__Task__. Your task is to reproduce, verbatim and without pictures, the lines from the opening of the listing through the line containing "(0,0) rectangle (922,435);".

(Rows from a dataset of charts and code)
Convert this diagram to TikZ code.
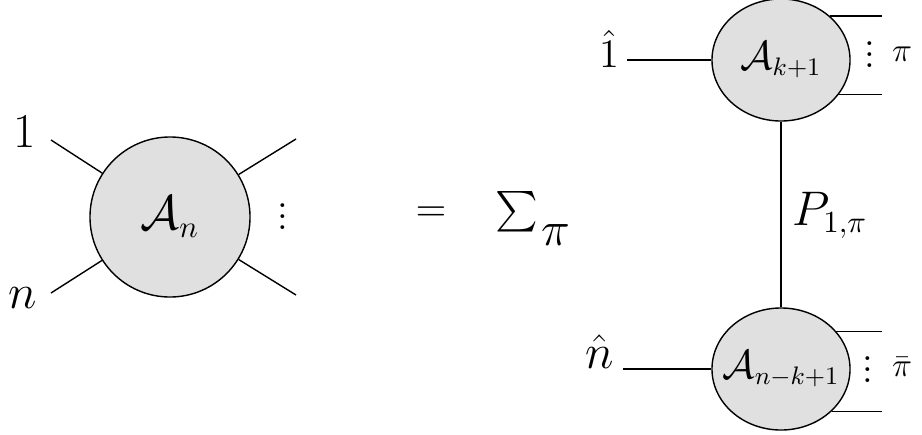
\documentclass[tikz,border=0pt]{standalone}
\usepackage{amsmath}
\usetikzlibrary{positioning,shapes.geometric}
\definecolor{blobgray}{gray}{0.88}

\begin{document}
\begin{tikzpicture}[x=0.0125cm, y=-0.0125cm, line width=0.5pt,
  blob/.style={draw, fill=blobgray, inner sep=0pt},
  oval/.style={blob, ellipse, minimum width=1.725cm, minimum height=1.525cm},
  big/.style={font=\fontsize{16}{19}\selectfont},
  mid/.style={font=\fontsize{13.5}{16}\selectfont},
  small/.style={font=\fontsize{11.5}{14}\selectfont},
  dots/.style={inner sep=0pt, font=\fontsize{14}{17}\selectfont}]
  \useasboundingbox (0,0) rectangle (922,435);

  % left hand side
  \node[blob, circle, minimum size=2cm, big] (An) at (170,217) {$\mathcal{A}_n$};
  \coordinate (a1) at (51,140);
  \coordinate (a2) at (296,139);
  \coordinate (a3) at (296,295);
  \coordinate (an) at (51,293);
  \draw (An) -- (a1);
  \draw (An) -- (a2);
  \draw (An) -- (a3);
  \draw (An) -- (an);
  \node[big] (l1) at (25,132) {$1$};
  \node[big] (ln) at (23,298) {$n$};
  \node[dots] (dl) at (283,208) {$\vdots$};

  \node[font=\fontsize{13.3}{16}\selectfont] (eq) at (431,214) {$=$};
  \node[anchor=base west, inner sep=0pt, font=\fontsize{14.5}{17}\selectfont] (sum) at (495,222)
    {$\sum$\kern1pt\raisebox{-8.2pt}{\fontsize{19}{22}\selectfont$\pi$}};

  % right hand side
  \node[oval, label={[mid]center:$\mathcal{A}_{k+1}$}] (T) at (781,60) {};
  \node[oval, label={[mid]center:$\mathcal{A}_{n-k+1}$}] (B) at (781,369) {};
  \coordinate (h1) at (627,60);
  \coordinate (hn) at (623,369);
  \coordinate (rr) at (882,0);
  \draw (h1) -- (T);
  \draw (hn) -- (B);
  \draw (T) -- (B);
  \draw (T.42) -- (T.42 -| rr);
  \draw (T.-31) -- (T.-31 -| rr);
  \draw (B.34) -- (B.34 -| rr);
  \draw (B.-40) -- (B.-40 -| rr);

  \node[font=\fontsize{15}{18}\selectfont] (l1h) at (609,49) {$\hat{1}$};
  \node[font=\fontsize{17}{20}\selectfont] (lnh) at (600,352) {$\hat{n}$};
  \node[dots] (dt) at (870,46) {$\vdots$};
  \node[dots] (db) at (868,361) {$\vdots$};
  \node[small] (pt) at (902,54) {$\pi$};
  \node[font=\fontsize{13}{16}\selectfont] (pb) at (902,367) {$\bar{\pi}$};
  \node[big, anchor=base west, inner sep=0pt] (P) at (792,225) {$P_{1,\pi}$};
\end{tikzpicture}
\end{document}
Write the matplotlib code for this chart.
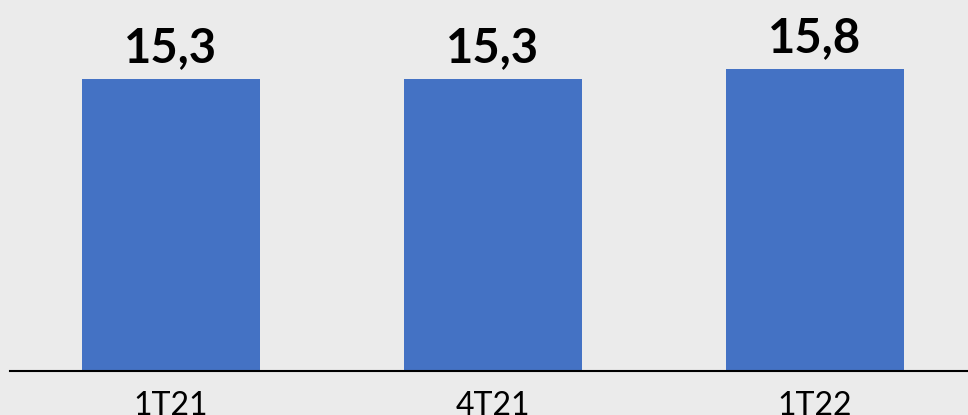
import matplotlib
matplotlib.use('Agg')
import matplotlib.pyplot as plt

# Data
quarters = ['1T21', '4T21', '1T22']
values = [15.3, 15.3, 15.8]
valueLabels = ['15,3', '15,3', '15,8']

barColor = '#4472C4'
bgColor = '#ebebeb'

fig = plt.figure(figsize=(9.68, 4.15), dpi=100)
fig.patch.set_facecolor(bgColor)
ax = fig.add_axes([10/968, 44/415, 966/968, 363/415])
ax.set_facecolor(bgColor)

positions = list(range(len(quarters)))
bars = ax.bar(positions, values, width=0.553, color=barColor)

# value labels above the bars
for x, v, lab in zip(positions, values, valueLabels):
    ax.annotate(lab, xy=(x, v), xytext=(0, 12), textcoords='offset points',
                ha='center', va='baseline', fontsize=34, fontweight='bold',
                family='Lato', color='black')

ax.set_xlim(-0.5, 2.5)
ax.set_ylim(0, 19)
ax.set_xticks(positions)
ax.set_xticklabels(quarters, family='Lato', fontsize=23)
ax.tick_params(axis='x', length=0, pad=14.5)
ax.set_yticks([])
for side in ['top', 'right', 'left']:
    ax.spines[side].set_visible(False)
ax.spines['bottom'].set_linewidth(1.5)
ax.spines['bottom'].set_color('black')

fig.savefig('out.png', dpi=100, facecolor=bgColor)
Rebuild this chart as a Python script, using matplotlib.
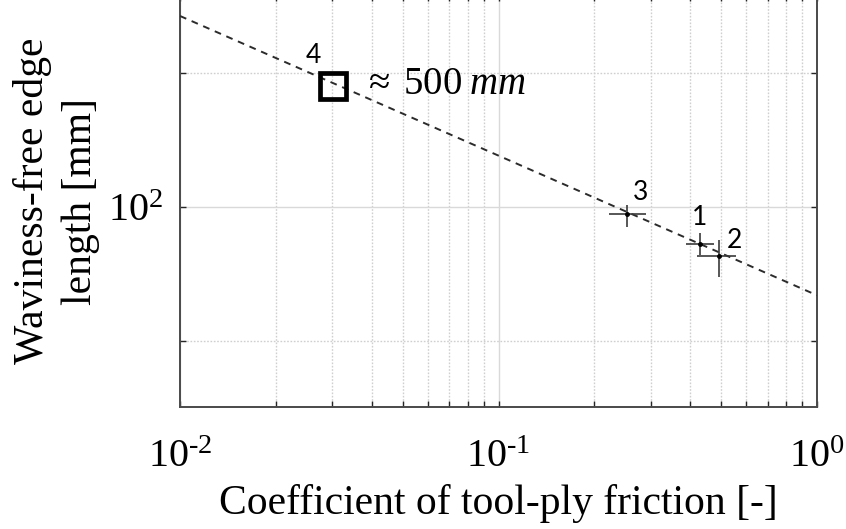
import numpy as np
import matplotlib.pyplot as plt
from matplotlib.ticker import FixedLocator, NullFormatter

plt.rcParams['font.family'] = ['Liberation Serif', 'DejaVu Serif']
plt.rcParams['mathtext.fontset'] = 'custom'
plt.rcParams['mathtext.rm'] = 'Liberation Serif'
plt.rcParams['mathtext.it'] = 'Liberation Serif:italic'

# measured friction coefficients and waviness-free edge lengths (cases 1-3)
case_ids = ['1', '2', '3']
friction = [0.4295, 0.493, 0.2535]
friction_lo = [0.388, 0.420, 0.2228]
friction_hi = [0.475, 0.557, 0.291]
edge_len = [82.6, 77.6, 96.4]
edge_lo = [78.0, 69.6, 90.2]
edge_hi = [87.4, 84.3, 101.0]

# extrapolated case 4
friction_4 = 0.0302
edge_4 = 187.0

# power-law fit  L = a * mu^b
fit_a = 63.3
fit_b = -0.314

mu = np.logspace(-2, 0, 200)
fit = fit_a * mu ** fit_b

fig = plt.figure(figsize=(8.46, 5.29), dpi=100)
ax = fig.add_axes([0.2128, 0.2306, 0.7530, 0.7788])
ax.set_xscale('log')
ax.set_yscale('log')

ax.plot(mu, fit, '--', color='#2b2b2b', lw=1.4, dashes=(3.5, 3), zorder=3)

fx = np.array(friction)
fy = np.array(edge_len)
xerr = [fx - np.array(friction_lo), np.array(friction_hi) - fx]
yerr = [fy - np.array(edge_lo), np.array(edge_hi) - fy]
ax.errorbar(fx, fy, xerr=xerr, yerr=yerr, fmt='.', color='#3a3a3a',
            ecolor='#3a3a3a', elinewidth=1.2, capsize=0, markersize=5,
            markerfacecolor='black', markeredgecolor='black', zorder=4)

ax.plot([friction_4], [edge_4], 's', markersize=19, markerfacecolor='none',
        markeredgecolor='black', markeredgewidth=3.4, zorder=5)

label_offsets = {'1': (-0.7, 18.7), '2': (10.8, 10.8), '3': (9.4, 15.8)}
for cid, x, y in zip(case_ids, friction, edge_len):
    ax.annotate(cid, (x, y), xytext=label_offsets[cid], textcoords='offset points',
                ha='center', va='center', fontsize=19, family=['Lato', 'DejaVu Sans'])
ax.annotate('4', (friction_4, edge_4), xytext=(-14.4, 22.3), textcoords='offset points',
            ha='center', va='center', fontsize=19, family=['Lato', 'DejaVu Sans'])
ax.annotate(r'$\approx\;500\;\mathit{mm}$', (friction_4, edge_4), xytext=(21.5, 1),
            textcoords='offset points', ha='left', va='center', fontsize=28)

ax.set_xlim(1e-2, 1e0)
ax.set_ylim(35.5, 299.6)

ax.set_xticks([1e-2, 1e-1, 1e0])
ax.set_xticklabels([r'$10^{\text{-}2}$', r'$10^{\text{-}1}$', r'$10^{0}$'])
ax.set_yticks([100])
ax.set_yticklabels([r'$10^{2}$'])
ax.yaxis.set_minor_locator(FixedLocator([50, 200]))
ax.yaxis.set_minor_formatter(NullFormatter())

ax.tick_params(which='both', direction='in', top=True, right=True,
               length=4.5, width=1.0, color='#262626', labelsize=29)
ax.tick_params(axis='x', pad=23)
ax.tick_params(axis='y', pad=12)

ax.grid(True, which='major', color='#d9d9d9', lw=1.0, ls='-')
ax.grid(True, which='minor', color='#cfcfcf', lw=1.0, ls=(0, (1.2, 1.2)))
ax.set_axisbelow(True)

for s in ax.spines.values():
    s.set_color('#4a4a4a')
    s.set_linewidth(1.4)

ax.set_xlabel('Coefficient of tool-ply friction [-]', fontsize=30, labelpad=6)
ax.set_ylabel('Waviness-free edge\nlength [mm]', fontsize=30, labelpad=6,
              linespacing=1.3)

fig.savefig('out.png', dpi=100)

__Result of this exercise__.
Convert this diagram to TikZ code.
\documentclass[tikz,border=0pt]{standalone}
\usepackage{amsmath}
\usetikzlibrary{positioning,shapes.geometric}
\definecolor{blobgray}{gray}{0.88}

\begin{document}
\begin{tikzpicture}[x=0.0125cm, y=-0.0125cm, line width=0.5pt,
  blob/.style={draw, fill=blobgray, inner sep=0pt},
  oval/.style={blob, ellipse, minimum width=1.725cm, minimum height=1.525cm},
  big/.style={font=\fontsize{16}{19}\selectfont},
  mid/.style={font=\fontsize{13.5}{16}\selectfont},
  small/.style={font=\fontsize{11.5}{14}\selectfont},
  dots/.style={inner sep=0pt, font=\fontsize{14}{17}\selectfont}]
  \useasboundingbox (0,0) rectangle (922,435);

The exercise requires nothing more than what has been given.